How parents handle their divorce determines a lot about how their children will fare, both today and tomorrow. That sounds like a big responsibility, and it is. But it is also an incredible opportunity, for no one -- no psychologist, member of the clergy, teacher, friend, or relative -- shares with your child the extraordinary relationship you two have. No one knows your child better than you do, and no one is in a better position to give him the security, guidance, structure, and support he needs now. You may not be a child development expert, but you are something much better: a concerned, conscientious, and loving parent who's willing to learn how to help your child. With your help, your child will not only be shielded from unnecessary pain and confusion surrounding divorce, he will grow and thrive. One day he will be able to look back on his childhood as a loving, joyful time touched by divorce, not a once-blissful state ruined forever by divorce.

Time for a change

The first step we should take as parents, teachers, and concerned adults is to change our thinking about divorce. We need to realize and to begin acting as if we believe that divorce is an appropriate option for a troubled couple who cannot resolve their differences. In fact, many studies have determined that children living in high-conflict but "intact" families grow up with more problems than children from low-conflict, divorced families.

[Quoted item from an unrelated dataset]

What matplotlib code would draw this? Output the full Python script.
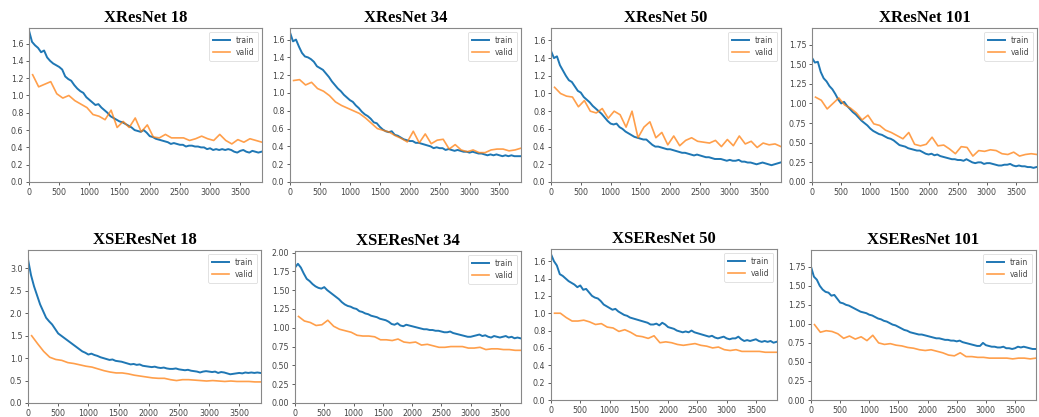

We must stop regarding new family structures -- single-parent, step, and blended -- as somehow inferior and support these families for what they are: real families. We owe it to our children and to ourselves to acknowledge the positive lessons that can emerge from divorce and to communicate with our children so that those lessons can be learned.

I'm always fascinated that we can look back on even the most dire tragedy and see it as a catalyst for emotional growth, yet fail to view divorce in the same light as, say, a parent's death or some other uncontrollable event. Until we separate social, largely theoretical attitudes toward the institution of divorce from our feelings toward those who must experience it, we force families already struggling to rebuild their lives and reshape their dreams to bear an additional burden. In doing so, we punish the children by increasing their alienation and diminishing their self-esteem.